I don't think replacing "seems" with "looks" makes any difference. The shop is either empty or it isn't. Paul and the clerk are the only ones there. To say it seems or looks empty is to imply that it isn't really empty, or that you don't know if it's empty. This is like when people use "as if" in their writing. It suggests that thing being described is not how it seems, or that the narrator doesn't know for sure. Your attempt at visual objectivity has created a sense of distance — you're describing how it must seem to the person picturing it. But in doing so, you introduce a fallible point of view, like a character who's there, but not participating, and whose authority I can now question. This kind of loaded POV doesn't work well in this kind of novel; it's part of what you have squeezed out. If you're going to write a screenplay-novel, just tell me the shop is otherwise empty, and I'll picture how it looks myself. According to you, I am the director, after all.

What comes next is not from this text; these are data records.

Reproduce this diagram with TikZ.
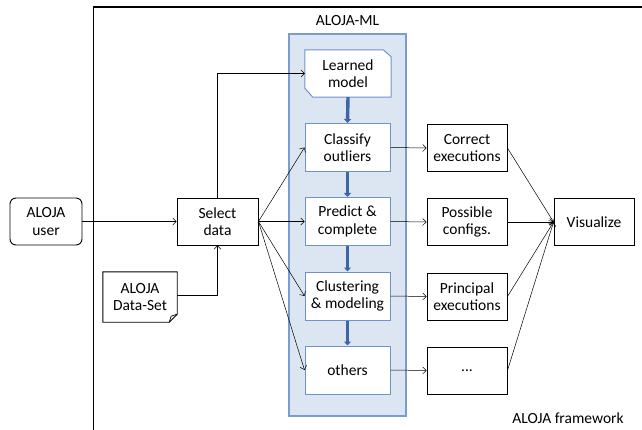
\documentclass[tikz,border=0pt]{standalone}
\usepackage{fontspec}
\setmainfont{Carlito}
\usetikzlibrary{arrows.meta}
\definecolor{mlfill}{HTML}{DCE5F2}
\definecolor{mlline}{HTML}{7A9CD0}
\definecolor{boxline}{HTML}{6F93C9}
\definecolor{thickarr}{HTML}{3D66A3}
\begin{document}
\begin{tikzpicture}[x=1pt,y=-1pt,
  every node/.style={font=\fontsize{15.5}{17.5}\selectfont, align=center, inner sep=0pt},
  blk/.style={draw=black, line width=0.9pt, fill=white, minimum width=80pt, minimum height=47pt},
  mlbox/.style={draw=boxline, line width=1pt, fill=white, minimum width=85pt, minimum height=48pt},
  conn/.style={black, line width=0.5pt, -{Straight Barb[length=3.5pt,width=7pt]}},
  flow/.style={thickarr, line width=3.4pt, -{Triangle[length=4pt,width=7pt]}}
]
\useasboundingbox (0,0) rectangle (642,430);
% framework
\draw[line width=1.8pt] (93.5,431) -- (93.5,7) -- (643,7);
\node (fw) at (568,418) {ALOJA framework};
% ALOJA-ML container
\draw[draw=mlline, line width=1.2pt, fill=mlfill] (289,34) rectangle (406,416);
\node (mltitle) at (347.5,21) {ALOJA-ML};
% left nodes
\node[blk, rounded corners=6pt, minimum width=72pt] (user) at (46,221.5) {ALOJA\\user};
\node[blk, minimum width=81pt] (select) at (217.5,221.5) {Select\\data};
\node[minimum width=74pt, minimum height=50pt] (data) at (140,297) {ALOJA\\Data-Set};
\draw[line width=0.9pt] (data.north west) -- (data.north east) -- ([yshift=8pt]data.south east) -- ([xshift=-8pt]data.south east) -- (data.south west) -- cycle;
\draw[line width=0.7pt] ([yshift=8pt]data.south east) -- ([xshift=-6pt,yshift=6pt]data.south east) -- ([xshift=-8pt]data.south east);
% ML boxes
\node[minimum width=86pt, minimum height=47pt] (learned) at (348,73.5) {Learned\\model};
\draw[draw=boxline, line width=1pt, fill=white] (learned.north west) -- ([xshift=-8pt]learned.north east) -- ([yshift=-7pt]learned.north east) -- (learned.south east) -- ([xshift=8pt]learned.south west) -- ([yshift=9pt]learned.south west) -- cycle;
\node at (learned) {Learned\\model};
\node[mlbox] (classify) at (347.5,147.5) {Classify\\outliers};
\node[mlbox] (predict) at (347.5,221.5) {Predict \&\\complete};
\node[mlbox] (cluster) at (347.5,296) {Clustering\\\& modeling};
\node[mlbox] (others) at (347.5,370) {others};
% right nodes
\node[blk] (correct) at (467,148) {Correct\\executions};
\node[blk] (possible) at (467,222) {Possible\\configs.};
\node[blk] (principal) at (467,296.5) {Principal\\executions};
\node[blk] (dots) at (467,370.5) {...};
\node[blk] (vis) at (594,222) {Visualize};
% thick flow arrows
\draw[flow] (learned.south) -- (classify.north);
\draw[flow] (classify.south) -- (predict.north);
\draw[flow] (predict.south) -- (cluster.north);
\draw[flow] (cluster.south) -- (others.north);
% connectors
\draw[conn] (user.east) -- (select.west);
\draw[conn] (data.east |- 0,295) -| (select.south);
\draw[conn] (select.north) |- (learned.west);
\draw[conn] (select.east) -- (classify.west);
\draw[conn] (select.east) -- (predict.west);
\draw[conn] (select.east) -- (cluster.west);
\draw[conn] (select.east) -- (others.west);
\draw[conn] (classify.east) -- (correct.west);
\draw[conn] (predict.east) -- (possible.west);
\draw[conn] (cluster.east) -- (principal.west);
\draw[conn] (others.east) -- (dots.west);
\draw[conn] (correct.east) -- (vis.west);
\draw[conn] (possible.east) -- (vis.west);
\draw[conn] (principal.east) -- (vis.west);
\draw[conn] (dots.east) -- (vis.west);
\end{tikzpicture}
\end{document}
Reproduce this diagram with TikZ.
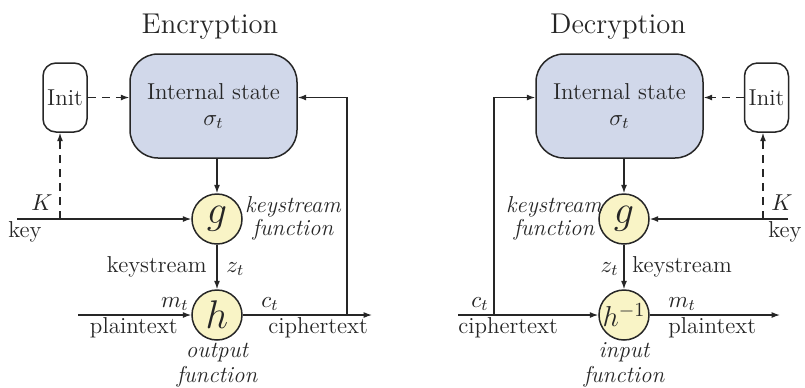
\RequirePackage{fix-cm}
\documentclass[tikz,border=0pt]{standalone}
\usepackage{fontspec}
\usetikzlibrary{arrows.meta}
\definecolor{statefill}{HTML}{D1D8EA}
\definecolor{funcfill}{HTML}{F9F4C6}
\definecolor{ink}{HTML}{262626}
\begin{document}
\begin{tikzpicture}[x=0.5pt,y=-0.5pt,
  every node/.style={text=ink, font=\fontsize{11.5}{13}\selectfont},
  line/.style={draw=ink, line width=0.65pt},
  arr/.style={line, -{Latex[length=4.2pt,width=3pt]}},
  darr/.style={arr, dash pattern=on 4pt off 3pt},
  statebox/.style={draw=ink, line width=0.75pt, fill=statefill, rounded corners=14pt,
    minimum width=83.5pt, minimum height=52pt, inner sep=0pt, align=center},
  initbox/.style={draw=ink, line width=0.75pt, rounded corners=6.5pt,
    minimum width=22pt, minimum height=34.5pt, inner sep=0pt},
  func/.style={circle, draw=ink, line width=0.75pt, fill=funcfill, minimum size=25pt,
    inner sep=0pt, font=\fontsize{20}{20}\selectfont},
  lab/.style={inner sep=0pt},
  itlab/.style={inner sep=0pt, font=\fontsize{11.5}{13}\selectfont\itshape},
  title/.style={inner sep=0pt, font=\fontsize{14.3}{16}\selectfont}]
\useasboundingbox (0,0) rectangle (805,387);

% ---------------- Encryption ----------------
\node[title, anchor=base] (enc) at (210,33) {Encryption};
\node[statebox] (es) at (213.5,106) {Internal state\\$\sigma_t$};
\node[initbox] (ei) at (65,97.5) {Init};
\node[func] (eg) at (217,219) {$g$};
\node[func] (eh) at (217,315) {$h$};

\coordinate (ekey) at (17,219);
\coordinate (ek) at (60,219);
\coordinate (ept) at (78,315);
\coordinate (ect) at (372,315);
\coordinate (efb) at (347,315);

\draw[darr] (ei.east) -- (ei.east -| es.west);
\draw[arr] (ekey) -- (eg.west);
\draw[darr] (ek) -- (ek |- ei.south);
\draw[arr] (eg.north |- es.south) -- (eg.north);
\draw[arr] (eg.south) -- (eh.north);
\draw[arr] (ept) -- (eh.west);
\draw[arr] (eh.east) -- (ect);
\draw[arr] (efb) -- (efb |- ei.east) -- (es.east |- ei.east);

\node[lab, anchor=base east] (eK) at (53,210) {$K$};
\node[lab, anchor=base west] (ekeyl) at (8,237) {key};
\node[itlab, anchor=base] (egl1) at (293,212) {keystream};
\node[itlab, anchor=base] (egl2) at (293,235) {function};
\node[lab, anchor=base east] (eksl) at (207,272) {keystream};
\node[lab, anchor=base west] (ezt) at (226,272) {$z_t$};
\node[lab, anchor=base east] (emt) at (189,307) {$m_t$};
\node[lab, anchor=base east] (eptl) at (178,333) {plaintext};
\node[lab, anchor=base west] (ec) at (261,307) {$c_t$};
\node[lab, anchor=base west] (ectl) at (268,333) {ciphertext};
\node[itlab, anchor=base] (ehl1) at (217,357) {output};
\node[itlab, anchor=base] (ehl2) at (217,382) {function};

% ---------------- Decryption ----------------
\node[title, anchor=base] (dec) at (618,33) {Decryption};
\node[statebox] (ds) at (619.5,106) {Internal state\\$\sigma_t$};
\node[initbox] (di) at (766.5,97.5) {Init};
\node[func] (dg) at (624,219) {$g$};
\node[func, font=\fontsize{14.4}{14.4}\selectfont] (dh) at (624,315) {$h^{-1}$};

\coordinate (dkey) at (788,219);
\coordinate (dk) at (763,219);
\coordinate (dct) at (458,315);
\coordinate (dpt) at (780,315);
\coordinate (dfb) at (494,315);

\draw[darr] (di.west) -- (di.west -| ds.east);
\draw[arr] (dkey) -- (dg.east);
\draw[darr] (dk) -- (dk |- di.south);
\draw[arr] (dg.north |- ds.south) -- (dg.north);
\draw[arr] (dg.south) -- (dh.north);
\draw[arr] (dct) -- (dh.west);
\draw[arr] (dh.east) -- (dpt);
\draw[arr] (dfb) -- (dfb |- di.west) -- (ds.west |- di.west);

\node[lab, anchor=base west] (dK) at (771,210) {$K$};
\node[lab, anchor=base west] (dkeyl) at (768,237) {key};
\node[itlab, anchor=base] (dgl1) at (554,212) {keystream};
\node[itlab, anchor=base] (dgl2) at (554,235) {function};
\node[lab, anchor=base east] (dzt) at (619,272) {$z_t$};
\node[lab, anchor=base west] (dksl) at (632,272) {keystream};
\node[lab, anchor=base east] (dc) at (489,307) {$c_t$};
\node[lab, anchor=base west] (dctl) at (458,333) {ciphertext};
\node[lab, anchor=base west] (dmt) at (668,307) {$m_t$};
\node[lab, anchor=base west] (dptl) at (668,333) {plaintext};
\node[itlab, anchor=base] (dhl1) at (624,357) {input};
\node[itlab, anchor=base] (dhl2) at (624,382) {function};
\end{tikzpicture}
\end{document}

Or do I need to read the whole damn thing for this point to be valid?
There are passages that are deliberately descriptive, attempt to do what descriptive passages in a traditional novel do, and hopefully do it well. Even the descriptions of tone of voice that you dislike are there for a reason: since this is really a novel, they add something to the dialogue, which, as you point out, is most of the text.
Oh, I see. It's not sloppy, lazy writing; it's there for a reason. I haven't heard that one since I was in a workshop for teenagers.
I thought the point of a commentary was to write as you pleased, which is what you did. I often put down books because of prose or plot or plain bad writing, that doesn’t make me lazy or stupid or unfit to comment. I think the fact I didn’t finish something speaks for itself.
You can’t please everyone. Every writer should know this and be ready to take it in the @## like I have for the past 11 years. That’s just the way it goes.